Ancien Sénateur (UDF-PR) du Morbihan, Raymond Marcellin n'a jamais vu ses propos être démentis. Certes, c'est un homme de droite, par conséquent forcément mauvais. Mais écoutons donc un autre expert, de gauche celui-là (il fit partie de la fameuse Commission du Bilan de mai 1981 qui, comme l'on sait, accoucha d'une souris) : "Si... le chômage se résorbe, ce ne sera que lentement. Non que le chômage soit une fatalité, mais parce que la société française, sans se l'avouer, préfère le chômage à la remise en cause de certains de ses mécanismes de régulation" (Jacques Lesourne, Les défis de l'an 2000, Ed. La Découverte, 1988, pp. 149-150)

 

 

Les Français sont lassés, dit-on, de la "langue de bois".

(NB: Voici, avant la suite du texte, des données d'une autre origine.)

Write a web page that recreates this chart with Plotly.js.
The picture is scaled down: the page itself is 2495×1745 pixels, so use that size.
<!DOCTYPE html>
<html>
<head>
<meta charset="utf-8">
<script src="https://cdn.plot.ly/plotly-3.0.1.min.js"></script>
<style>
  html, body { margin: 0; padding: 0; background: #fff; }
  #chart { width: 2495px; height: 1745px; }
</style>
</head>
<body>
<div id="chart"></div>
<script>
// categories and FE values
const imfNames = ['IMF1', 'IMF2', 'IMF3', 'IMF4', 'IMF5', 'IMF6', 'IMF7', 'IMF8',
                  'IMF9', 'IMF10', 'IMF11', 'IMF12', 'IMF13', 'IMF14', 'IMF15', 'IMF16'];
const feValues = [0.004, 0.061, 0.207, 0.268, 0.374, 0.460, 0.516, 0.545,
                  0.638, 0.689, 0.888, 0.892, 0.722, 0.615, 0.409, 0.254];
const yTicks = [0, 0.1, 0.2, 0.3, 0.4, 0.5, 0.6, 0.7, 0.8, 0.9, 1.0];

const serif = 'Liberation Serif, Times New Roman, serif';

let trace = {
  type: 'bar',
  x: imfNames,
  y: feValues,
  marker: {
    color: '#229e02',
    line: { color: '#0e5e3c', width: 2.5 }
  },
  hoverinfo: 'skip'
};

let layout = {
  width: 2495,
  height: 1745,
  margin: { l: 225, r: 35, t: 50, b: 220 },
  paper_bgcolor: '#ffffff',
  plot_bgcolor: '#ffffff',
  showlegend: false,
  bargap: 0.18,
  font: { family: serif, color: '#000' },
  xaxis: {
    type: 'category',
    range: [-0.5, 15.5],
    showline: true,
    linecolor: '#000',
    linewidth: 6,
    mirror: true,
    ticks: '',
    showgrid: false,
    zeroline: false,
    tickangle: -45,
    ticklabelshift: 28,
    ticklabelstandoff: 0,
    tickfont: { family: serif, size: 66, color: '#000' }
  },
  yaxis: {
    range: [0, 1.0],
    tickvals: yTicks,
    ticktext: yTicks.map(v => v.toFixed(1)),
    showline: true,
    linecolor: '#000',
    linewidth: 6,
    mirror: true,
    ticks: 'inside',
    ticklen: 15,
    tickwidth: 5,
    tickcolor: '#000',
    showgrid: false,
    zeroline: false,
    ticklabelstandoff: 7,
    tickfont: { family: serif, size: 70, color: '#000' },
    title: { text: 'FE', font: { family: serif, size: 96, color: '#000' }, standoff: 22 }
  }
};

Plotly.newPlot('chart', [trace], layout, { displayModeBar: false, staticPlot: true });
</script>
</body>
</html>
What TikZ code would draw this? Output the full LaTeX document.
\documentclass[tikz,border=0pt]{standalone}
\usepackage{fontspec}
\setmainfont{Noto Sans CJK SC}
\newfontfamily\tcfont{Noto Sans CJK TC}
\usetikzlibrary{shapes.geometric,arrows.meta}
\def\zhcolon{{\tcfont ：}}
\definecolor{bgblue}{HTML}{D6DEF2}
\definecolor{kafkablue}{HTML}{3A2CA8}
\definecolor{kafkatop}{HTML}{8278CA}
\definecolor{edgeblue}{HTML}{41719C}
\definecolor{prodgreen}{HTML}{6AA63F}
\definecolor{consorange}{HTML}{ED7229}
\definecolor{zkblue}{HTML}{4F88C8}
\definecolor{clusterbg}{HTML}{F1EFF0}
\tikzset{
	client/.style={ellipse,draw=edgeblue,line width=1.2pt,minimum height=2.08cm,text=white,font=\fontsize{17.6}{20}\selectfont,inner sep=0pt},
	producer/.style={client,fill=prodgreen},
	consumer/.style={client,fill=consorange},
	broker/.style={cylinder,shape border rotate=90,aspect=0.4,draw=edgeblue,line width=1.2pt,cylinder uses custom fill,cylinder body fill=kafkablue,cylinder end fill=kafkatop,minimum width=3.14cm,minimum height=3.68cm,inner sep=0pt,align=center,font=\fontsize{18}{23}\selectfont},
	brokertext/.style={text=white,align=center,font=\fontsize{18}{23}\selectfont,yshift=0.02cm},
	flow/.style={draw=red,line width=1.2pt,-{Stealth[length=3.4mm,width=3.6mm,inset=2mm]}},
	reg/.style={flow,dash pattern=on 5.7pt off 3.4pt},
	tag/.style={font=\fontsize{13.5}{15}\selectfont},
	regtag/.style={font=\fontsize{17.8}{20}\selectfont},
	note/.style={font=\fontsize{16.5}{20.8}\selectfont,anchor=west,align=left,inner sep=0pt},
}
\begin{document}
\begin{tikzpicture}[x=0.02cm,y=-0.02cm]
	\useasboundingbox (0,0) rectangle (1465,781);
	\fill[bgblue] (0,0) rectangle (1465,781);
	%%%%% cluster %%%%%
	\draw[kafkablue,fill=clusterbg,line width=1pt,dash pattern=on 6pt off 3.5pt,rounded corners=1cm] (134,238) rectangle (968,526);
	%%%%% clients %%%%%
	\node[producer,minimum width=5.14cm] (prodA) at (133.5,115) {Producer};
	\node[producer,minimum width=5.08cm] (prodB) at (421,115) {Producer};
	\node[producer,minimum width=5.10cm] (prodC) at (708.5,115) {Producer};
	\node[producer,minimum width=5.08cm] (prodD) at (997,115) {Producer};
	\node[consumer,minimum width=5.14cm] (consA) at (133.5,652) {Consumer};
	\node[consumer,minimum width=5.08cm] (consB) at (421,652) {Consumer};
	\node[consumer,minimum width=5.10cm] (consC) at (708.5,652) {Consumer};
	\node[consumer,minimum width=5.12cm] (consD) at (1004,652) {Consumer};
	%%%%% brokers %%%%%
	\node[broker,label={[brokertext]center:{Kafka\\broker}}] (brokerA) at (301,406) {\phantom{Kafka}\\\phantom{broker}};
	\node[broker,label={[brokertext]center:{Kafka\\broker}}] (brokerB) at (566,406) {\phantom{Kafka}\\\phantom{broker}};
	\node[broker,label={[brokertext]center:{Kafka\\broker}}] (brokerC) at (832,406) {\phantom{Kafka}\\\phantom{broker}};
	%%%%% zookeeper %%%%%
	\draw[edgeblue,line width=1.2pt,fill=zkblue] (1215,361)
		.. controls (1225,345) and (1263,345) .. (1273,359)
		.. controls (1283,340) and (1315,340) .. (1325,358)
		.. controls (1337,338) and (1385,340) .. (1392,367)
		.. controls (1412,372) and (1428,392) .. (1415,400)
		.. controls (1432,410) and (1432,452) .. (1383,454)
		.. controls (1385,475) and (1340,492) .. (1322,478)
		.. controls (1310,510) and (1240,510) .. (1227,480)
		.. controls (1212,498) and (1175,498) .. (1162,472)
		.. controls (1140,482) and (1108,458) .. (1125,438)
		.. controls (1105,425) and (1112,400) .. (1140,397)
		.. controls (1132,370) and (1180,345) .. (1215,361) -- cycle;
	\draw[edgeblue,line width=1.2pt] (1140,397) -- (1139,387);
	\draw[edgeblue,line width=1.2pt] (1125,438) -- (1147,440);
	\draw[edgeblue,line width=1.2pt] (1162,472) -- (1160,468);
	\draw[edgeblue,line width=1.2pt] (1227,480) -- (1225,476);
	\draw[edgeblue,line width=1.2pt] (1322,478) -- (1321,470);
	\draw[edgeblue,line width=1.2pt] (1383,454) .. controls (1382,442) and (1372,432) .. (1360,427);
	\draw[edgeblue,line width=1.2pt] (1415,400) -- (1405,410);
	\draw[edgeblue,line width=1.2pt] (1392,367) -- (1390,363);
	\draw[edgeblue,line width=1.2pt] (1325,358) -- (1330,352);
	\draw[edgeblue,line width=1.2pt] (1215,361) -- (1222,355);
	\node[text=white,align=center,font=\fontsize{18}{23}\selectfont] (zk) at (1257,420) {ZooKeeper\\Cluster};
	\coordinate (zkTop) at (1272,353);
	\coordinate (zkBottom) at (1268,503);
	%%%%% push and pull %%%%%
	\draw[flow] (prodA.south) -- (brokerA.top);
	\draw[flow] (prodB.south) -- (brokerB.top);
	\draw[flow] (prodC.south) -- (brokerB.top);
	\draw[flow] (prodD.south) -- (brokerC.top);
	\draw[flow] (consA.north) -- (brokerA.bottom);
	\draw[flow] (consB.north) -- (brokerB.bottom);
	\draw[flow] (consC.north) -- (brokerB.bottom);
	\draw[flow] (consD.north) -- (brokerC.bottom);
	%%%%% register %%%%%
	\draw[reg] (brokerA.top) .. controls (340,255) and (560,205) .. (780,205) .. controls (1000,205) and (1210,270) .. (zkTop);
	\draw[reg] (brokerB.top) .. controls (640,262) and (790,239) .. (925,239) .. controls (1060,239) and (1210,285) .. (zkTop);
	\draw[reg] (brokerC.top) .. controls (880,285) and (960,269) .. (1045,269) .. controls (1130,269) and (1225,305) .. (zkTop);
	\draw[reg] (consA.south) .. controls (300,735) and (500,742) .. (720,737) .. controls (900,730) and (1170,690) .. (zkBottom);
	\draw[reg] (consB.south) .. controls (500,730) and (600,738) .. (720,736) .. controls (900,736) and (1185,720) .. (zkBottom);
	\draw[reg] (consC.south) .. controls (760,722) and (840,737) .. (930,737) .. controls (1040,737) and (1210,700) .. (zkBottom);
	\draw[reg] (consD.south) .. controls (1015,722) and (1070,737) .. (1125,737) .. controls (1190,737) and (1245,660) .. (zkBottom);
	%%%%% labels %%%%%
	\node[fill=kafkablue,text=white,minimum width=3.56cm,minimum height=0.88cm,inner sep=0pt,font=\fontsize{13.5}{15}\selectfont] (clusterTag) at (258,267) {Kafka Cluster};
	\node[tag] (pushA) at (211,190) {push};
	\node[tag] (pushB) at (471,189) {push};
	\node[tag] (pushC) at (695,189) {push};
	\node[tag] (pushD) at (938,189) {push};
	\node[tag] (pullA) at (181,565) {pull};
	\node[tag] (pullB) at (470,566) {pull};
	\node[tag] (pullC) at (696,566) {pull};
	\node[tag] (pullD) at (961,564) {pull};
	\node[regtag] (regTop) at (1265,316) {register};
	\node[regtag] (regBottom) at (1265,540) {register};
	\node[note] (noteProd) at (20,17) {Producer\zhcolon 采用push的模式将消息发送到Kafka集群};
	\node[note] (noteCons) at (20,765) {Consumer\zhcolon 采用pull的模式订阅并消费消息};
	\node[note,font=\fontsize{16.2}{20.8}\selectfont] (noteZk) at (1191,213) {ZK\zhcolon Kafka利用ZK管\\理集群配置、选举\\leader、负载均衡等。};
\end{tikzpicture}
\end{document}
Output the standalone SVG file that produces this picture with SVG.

Tout le problème est de savoir si ces mêmes Français sont disposés à accueillir la vérité sur un certain nombre de sujets sensibles. Les statisticiens alignent imperturbablement des chiffres de demandeurs d'emploi dont ils savent pourtant qu'ils ne correspondent en rien à la réalité.

Deux millions cinq cent mille ? Si tel était le cas, il y a belle lurette que nous aurions eu droit à une explosion sociale de grande ampleur. Dans les années 70, après le choc pétrolier, les experts prédisaient le pire si le chômage devait frapper un million de personnes en France. La tentation est grande de penser qu'une fois de plus lesdits experts se sont trompés.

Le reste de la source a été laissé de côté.